What does this mean for vegans?

Bees, who are migrated and used in the production of certain fruits, including avocados
Adobe Stock Bees are used in the production of avocados and other fruits and vegetables

Crops pollinated by commercially kept bees are not the only choice for vegans. More sustainable farming practices can encourage a diversity of native pollinators and lower dependence on commercially kept bees. For example, in Mexico and Cuba, there is higher abundance of wild pollinators compared to some other countries, and evidence that they play a more important role in pollinating avocados.

Vegans can further minimize their impact on animals by buying, as much as is practical, fruits and vegetables grown on farms using more sustainable, wildlife-friendly practices.

And while Morgan also decries the food miles that he seems to believe are solely the fault of foods imported for vegans to eat, studies show that he is wrong on that score too.
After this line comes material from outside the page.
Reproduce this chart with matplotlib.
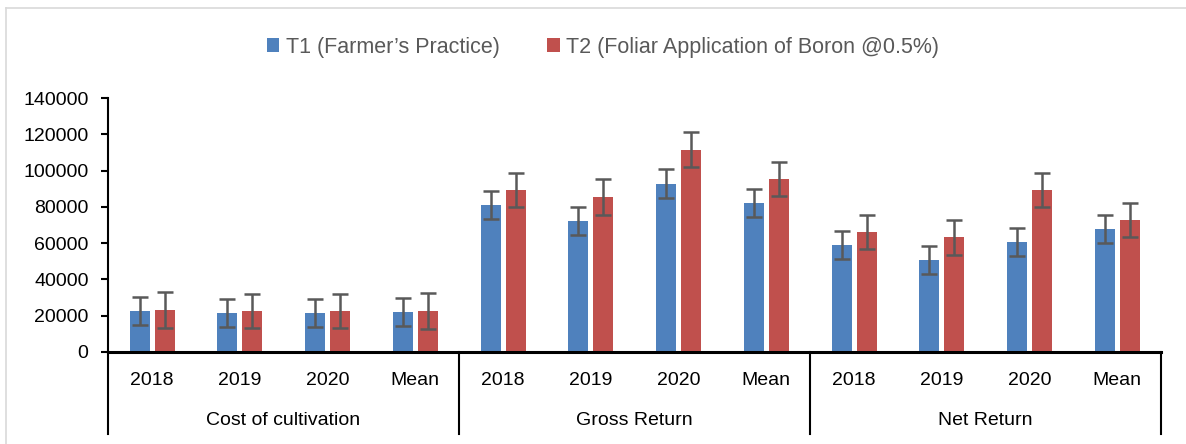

Where your food comes from is far less important that what you eat from an environmental perspective. The most local beef is still worse for the planet than most plant foods imported from abroad.

In all, much of the world’s supply of avocados might come at a cost to bees that some vegans will find unacceptable. But given that the problems with growing avocados are found across large swathes of the food system, vegans singling out avocados to ditch might not make any difference to that harm being caused to bees, whether commercial or wild.

Bad faith argument

As Gellatley and others have pointed out, people like Morgan try to “catch out” vegans with the argument of indirect harm by what plants they eat. But consuming animal products causes direct harm to billions of animals a year, forcing the majority of them into intensive confinement on factory farms.

In addition, meat-eaters are also responsible for any harm they say is caused to bees by eating avocados and other foods such as almonds. Vegans make up a tiny – but growing – proportion of the population in countries like the UK and US. Blaming vegans for killing bees so they can enjoy avocado on toast makes no mathematical sense. In other words, the argument is made in bad faith.